The canonical list of registered tools lives in tests/test_server.py::_EXPECTED; the MCP resources are registered in server.py under @mcp.resource("relay-shell://..."). See docs/tools.md for the per-tool reference and the resources section.

Where the lifecycle maps in code¶

The five Relay.run steps above correspond to specific call sites in src/relay_shell/server.py:

Step	Where
1 Identify	`_ctx_ids(ctx)` (best-effort `request_id` / `client_id` from `Context`).
2 Classify + admit	`self.policy.check(tool, policy_text)` from `policy.Policy.check`.
3 Execute	`await work()` - the per-tool coroutine captured by the wrapper.
4 Bound	`truncate(body, self.clamp_output(max_output))` from `util.truncate`.
5 Audit	`self.audit.record(...)` from `audit.AuditLogger.record`.

Resource reads (relay-shell://...) and prompt fetches (prompts/get) do not flow through Relay.run - there is no work to admit, time out, or truncate. They are still audited with tool="resource:<name>" / tool="prompt:<name>" and tier=0 so the operator sees what context the model is pulling in (ADR 0008 covers the prompt surface).
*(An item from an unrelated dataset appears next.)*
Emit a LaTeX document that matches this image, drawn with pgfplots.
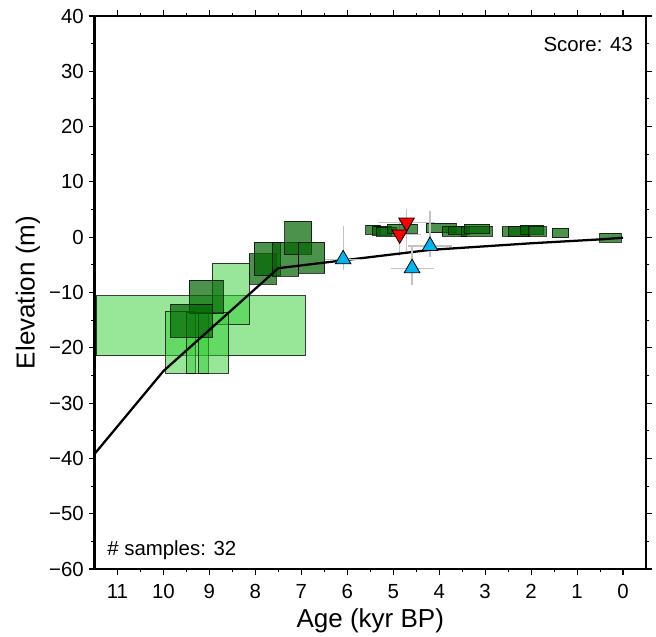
\documentclass[border=0pt]{standalone}
\usepackage{pgfplots}
\pgfplotsset{compat=1.18}
\usepackage{fontspec}
\setmainfont{Liberation Sans}
\definecolor{lightbox}{RGB}{50,205,50}
\definecolor{darkbox}{RGB}{0,100,0}
\definecolor{triblue}{RGB}{0,180,240}
\definecolor{errgray}{RGB}{195,195,195}
\newcommand{\lbox}[4]{\addplot[fill=lightbox, fill opacity=0.5, draw=black, draw opacity=0.75, line width=0.6pt] coordinates {(#1,#3) (#2,#3) (#2,#4) (#1,#4)} -- cycle;}
\newcommand{\dbox}[4]{\addplot[fill=darkbox, fill opacity=0.7, draw=black, draw opacity=0.75, line width=0.6pt] coordinates {(#1,#3) (#2,#3) (#2,#4) (#1,#4)} -- cycle;}
\begin{document}
\begin{tikzpicture}
\begin{axis}[
  scale only axis, width=413.6pt, height=414.75pt,
  x dir=reverse, xmin=-0.5, xmax=11.5, ymin=-60, ymax=40,
  xtick={0,1,...,11}, ytick={-60,-50,...,40},
  yticklabels={−60,−50,−40,−30,−20,−10,0,10,20,30,40},
  minor x tick num=1, minor y tick num=1,
  tick align=outside, xtick pos=both, ytick pos=both,
  xticklabel pos=lower, yticklabel pos=left,
  major tick length=4.5pt, minor tick length=2.6pt,
  every tick/.style={black, line width=0.8pt},
  axis line style={line width=2.2pt},
  axis on top,
  ticklabel style={font=\fontsize{15.3}{17}\selectfont},
  xticklabel style={yshift=-3.5pt},
  /pgf/number format/assume math mode=true,
  xlabel={Age (kyr BP)}, ylabel={Elevation (m)},
  label style={font=\fontsize{19.5}{22}\selectfont},
  xlabel style={yshift=-0.5pt},
  clip=true,
]
% light green boxes
\lbox{11.47}{6.91}{-21.4}{-10.6}
\lbox{8.94}{8.13}{-15.75}{-4.7}
\lbox{9.95}{9.30}{-24.6}{-13.4}
\lbox{9.51}{9.03}{-24.6}{-13.6}
\lbox{9.24}{8.58}{-24.6}{-13.6}
% red limiting points with error bars
\addplot[only marks, mark=triangle*, mark size=6.75pt, mark options={rotate=180, fill=red, draw=black, line width=0.6pt},
  error bars/.cd, x dir=both, x explicit, y dir=both, y explicit,
  error bar style={errgray, line width=0.9pt}, error mark options={errgray, mark size=4pt, line width=0.9pt}]
  coordinates {(4.71,2.65) += (0.5,1.5) -= (0.5,4.5)
               (4.86,0.5) += (0.35,2) -= (0.35,3)};
% dark green boxes
\dbox{9.44}{8.70}{-13.8}{-7.8}
\dbox{9.84}{8.93}{-18.1}{-12.1}
\dbox{8.13}{7.55}{-8.5}{-3.0}
\dbox{8.03}{7.45}{-6.9}{-0.9}
\dbox{7.63}{7.06}{-7.0}{-0.9}
\dbox{7.36}{6.77}{-3.1}{2.9}
\dbox{7.06}{6.49}{-6.5}{-0.9}
\dbox{5.60}{5.29}{0.53}{2.2}
\dbox{5.45}{5.05}{0.4}{2.0}
\dbox{5.37}{4.93}{0.22}{1.79}
\dbox{5.13}{4.48}{0.7}{2.39}
\dbox{4.28}{3.63}{0.8}{2.5}
\dbox{3.94}{3.40}{0.22}{1.9}
\dbox{3.80}{3.35}{0.5}{2.0}
\dbox{3.52}{2.85}{0.22}{2.0}
\dbox{3.45}{2.90}{0.7}{2.3}
\dbox{2.63}{2.03}{0.22}{1.9}
\dbox{2.50}{2.05}{0.22}{1.9}
\dbox{2.24}{1.74}{0.5}{2.2}
\dbox{2.05}{1.67}{0.22}{1.9}
\dbox{1.54}{1.18}{-0.1}{1.6}
\dbox{0.51}{0.04}{-0.9}{0.7}
% model curve
\addplot[black, line width=1.7pt] coordinates {(11.5,-39.2) (10.0,-24.2) (7.5,-5.6) (6.4,-4.5) (4.2,-2.3) (2.0,-1.1) (0.5,-0.4) (0,-0.1)};
% blue limiting points
\addplot[only marks, mark=triangle*, mark size=6.75pt, mark options={fill=triblue, draw=black, line width=0.6pt},
  error bars/.cd, x dir=both, x explicit, y dir=both, y explicit,
  error bar style={errgray, line width=0.9pt}, error mark options={errgray, mark size=4pt, line width=0.9pt}]
  coordinates {(6.09,-4.0) += (0.27,5.0) -= (0.27,1.0)
               (4.20,-1.6) += (0.36,5.4) -= (0.36,1.0)
               (4.59,-5.6) += (0.35,3.2) -= (0.35,2.0)};
\node[anchor=base east, inner sep=0pt, font=\fontsize{15.3}{17}\selectfont] at (rel axis cs:1,1) [xshift=-9.75pt, yshift=-27pt] {Score: 43};
\node[anchor=base west, inner sep=0pt, font=\fontsize{15.3}{17}\selectfont] at (rel axis cs:0,0) [xshift=9.4pt, yshift=9.75pt] {\# samples: 32};
\end{axis}
\pgfresetboundingbox
\path[use as bounding box] ([xshift=-70.9pt,yshift=-51pt]current axis.south west) rectangle ([xshift=7.5pt,yshift=12pt]current axis.north east);
\end{tikzpicture}
\end{document}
The Relay.run body, the resource handlers, the prompt handlers, and (when RELAY_SHELL_SECCOMP_NOTIFY is enabled) the seccomp-notify supervisor are the only places where audit records are produced.

Concurrency and resource model¶

Async throughout; SSH is natively async (asyncssh), local one-shot execution uses asyncio subprocesses, local PTYs use a non-blocking master fd driven by the event loop (with an executor fallback).
The session registry bounds the number of sessions, the per-session ring buffer, and idle/lifetime, and sweeps opportunistically on create/list so there is no fragile always-on reaper task.
Every tool clamps its own timeout and output to the configured limits; background/blocking filesystem work is offloaded with asyncio.to_thread.

Transports¶

stdio (default): for local agents and desktop clients. Logging goes to stderr so stdout stays a clean JSON-RPC channel.
streamable-HTTP: binds loopback by design; terminate TLS and restrict by IP at a reverse proxy (see deployment.md). OAuth 2.1 is optional and only constructed for this transport. The HTTP transport also mounts a GET /metrics route (Prometheus text exposition); the route bypasses OAuth by design and is firewalled by the edge CIDR allowlist.

Security model¶

See SECURITY.md and the ADRs (index). In short: the executor is deliberately unsandboxed (that is the capability); safety is compensating controls plus deployment discipline.

For the operator-facing audit of the guarantees described above (deny list precedence, audit-record shape, hash-not-body invariant, output bounds), see runbook.md §2. The reproducible validation pass against the upstream mcp / asyncssh / OAuth surfaces lives in ADR 0005, which records the methodology and the most recent pass outcome.